REQUIREMENTS
Print the entries below in their entirety, exactly as they are written.

EXERCISE DATA
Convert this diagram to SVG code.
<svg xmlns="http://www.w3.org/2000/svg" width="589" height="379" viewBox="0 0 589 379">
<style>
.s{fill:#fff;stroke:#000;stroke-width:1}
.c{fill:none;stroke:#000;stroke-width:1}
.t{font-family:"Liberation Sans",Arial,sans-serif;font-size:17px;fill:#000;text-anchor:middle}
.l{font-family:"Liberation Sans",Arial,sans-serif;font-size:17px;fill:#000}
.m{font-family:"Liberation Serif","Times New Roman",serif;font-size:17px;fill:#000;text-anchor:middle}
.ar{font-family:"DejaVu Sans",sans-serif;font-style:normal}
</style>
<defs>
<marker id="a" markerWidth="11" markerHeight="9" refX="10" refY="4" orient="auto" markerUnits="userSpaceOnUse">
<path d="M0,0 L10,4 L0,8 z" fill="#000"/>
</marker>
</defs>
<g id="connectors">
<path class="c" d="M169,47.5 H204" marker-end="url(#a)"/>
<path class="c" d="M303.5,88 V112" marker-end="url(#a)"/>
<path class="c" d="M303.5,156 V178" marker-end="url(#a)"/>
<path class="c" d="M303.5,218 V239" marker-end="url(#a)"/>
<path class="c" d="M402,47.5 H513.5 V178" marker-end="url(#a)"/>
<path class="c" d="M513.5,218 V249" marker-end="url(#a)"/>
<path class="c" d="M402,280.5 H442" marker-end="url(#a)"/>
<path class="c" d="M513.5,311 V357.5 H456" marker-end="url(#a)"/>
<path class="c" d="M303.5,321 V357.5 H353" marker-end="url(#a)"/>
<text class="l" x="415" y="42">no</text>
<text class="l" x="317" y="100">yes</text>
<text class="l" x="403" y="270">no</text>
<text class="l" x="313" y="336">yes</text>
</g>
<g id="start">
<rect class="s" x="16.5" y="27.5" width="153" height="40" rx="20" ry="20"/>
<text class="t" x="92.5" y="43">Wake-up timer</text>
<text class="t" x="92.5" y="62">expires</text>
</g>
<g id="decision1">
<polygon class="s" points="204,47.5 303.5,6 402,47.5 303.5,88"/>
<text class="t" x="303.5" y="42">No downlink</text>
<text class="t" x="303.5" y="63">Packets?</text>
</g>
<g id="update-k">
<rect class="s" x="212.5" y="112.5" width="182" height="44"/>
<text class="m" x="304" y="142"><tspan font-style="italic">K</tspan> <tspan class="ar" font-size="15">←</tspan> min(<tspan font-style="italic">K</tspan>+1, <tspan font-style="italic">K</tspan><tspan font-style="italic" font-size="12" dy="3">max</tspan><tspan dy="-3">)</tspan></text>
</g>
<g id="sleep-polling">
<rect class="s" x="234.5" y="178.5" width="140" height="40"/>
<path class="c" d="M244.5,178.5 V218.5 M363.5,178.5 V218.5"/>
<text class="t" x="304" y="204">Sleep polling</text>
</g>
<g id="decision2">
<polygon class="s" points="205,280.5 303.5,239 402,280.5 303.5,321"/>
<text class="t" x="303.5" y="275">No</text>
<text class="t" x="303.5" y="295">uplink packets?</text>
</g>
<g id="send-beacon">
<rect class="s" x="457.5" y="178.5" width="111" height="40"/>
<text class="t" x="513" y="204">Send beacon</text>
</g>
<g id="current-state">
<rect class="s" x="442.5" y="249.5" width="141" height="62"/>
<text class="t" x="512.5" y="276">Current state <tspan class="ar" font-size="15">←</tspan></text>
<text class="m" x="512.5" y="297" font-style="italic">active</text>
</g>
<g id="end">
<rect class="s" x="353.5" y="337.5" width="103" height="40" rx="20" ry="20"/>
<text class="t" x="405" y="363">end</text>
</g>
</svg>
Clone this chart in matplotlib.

RESPONSE FOR THIS EXERCISE
Convert this diagram to SVG code.
<svg xmlns="http://www.w3.org/2000/svg" width="589" height="379" viewBox="0 0 589 379">
<style>
.s{fill:#fff;stroke:#000;stroke-width:1}
.c{fill:none;stroke:#000;stroke-width:1}
.t{font-family:"Liberation Sans",Arial,sans-serif;font-size:17px;fill:#000;text-anchor:middle}
.l{font-family:"Liberation Sans",Arial,sans-serif;font-size:17px;fill:#000}
.m{font-family:"Liberation Serif","Times New Roman",serif;font-size:17px;fill:#000;text-anchor:middle}
.ar{font-family:"DejaVu Sans",sans-serif;font-style:normal}
</style>
<defs>
<marker id="a" markerWidth="11" markerHeight="9" refX="10" refY="4" orient="auto" markerUnits="userSpaceOnUse">
<path d="M0,0 L10,4 L0,8 z" fill="#000"/>
</marker>
</defs>
<g id="connectors">
<path class="c" d="M169,47.5 H204" marker-end="url(#a)"/>
<path class="c" d="M303.5,88 V112" marker-end="url(#a)"/>
<path class="c" d="M303.5,156 V178" marker-end="url(#a)"/>
<path class="c" d="M303.5,218 V239" marker-end="url(#a)"/>
<path class="c" d="M402,47.5 H513.5 V178" marker-end="url(#a)"/>
<path class="c" d="M513.5,218 V249" marker-end="url(#a)"/>
<path class="c" d="M402,280.5 H442" marker-end="url(#a)"/>
<path class="c" d="M513.5,311 V357.5 H456" marker-end="url(#a)"/>
<path class="c" d="M303.5,321 V357.5 H353" marker-end="url(#a)"/>
<text class="l" x="415" y="42">no</text>
<text class="l" x="317" y="100">yes</text>
<text class="l" x="403" y="270">no</text>
<text class="l" x="313" y="336">yes</text>
</g>
<g id="start">
<rect class="s" x="16.5" y="27.5" width="153" height="40" rx="20" ry="20"/>
<text class="t" x="92.5" y="43">Wake-up timer</text>
<text class="t" x="92.5" y="62">expires</text>
</g>
<g id="decision1">
<polygon class="s" points="204,47.5 303.5,6 402,47.5 303.5,88"/>
<text class="t" x="303.5" y="42">No downlink</text>
<text class="t" x="303.5" y="63">Packets?</text>
</g>
<g id="update-k">
<rect class="s" x="212.5" y="112.5" width="182" height="44"/>
<text class="m" x="304" y="142"><tspan font-style="italic">K</tspan> <tspan class="ar" font-size="15">←</tspan> min(<tspan font-style="italic">K</tspan>+1, <tspan font-style="italic">K</tspan><tspan font-style="italic" font-size="12" dy="3">max</tspan><tspan dy="-3">)</tspan></text>
</g>
<g id="sleep-polling">
<rect class="s" x="234.5" y="178.5" width="140" height="40"/>
<path class="c" d="M244.5,178.5 V218.5 M363.5,178.5 V218.5"/>
<text class="t" x="304" y="204">Sleep polling</text>
</g>
<g id="decision2">
<polygon class="s" points="205,280.5 303.5,239 402,280.5 303.5,321"/>
<text class="t" x="303.5" y="275">No</text>
<text class="t" x="303.5" y="295">uplink packets?</text>
</g>
<g id="send-beacon">
<rect class="s" x="457.5" y="178.5" width="111" height="40"/>
<text class="t" x="513" y="204">Send beacon</text>
</g>
<g id="current-state">
<rect class="s" x="442.5" y="249.5" width="141" height="62"/>
<text class="t" x="512.5" y="276">Current state <tspan class="ar" font-size="15">←</tspan></text>
<text class="m" x="512.5" y="297" font-style="italic">active</text>
</g>
<g id="end">
<rect class="s" x="353.5" y="337.5" width="103" height="40" rx="20" ry="20"/>
<text class="t" x="405" y="363">end</text>
</g>
</svg>
Clone this chart in matplotlib.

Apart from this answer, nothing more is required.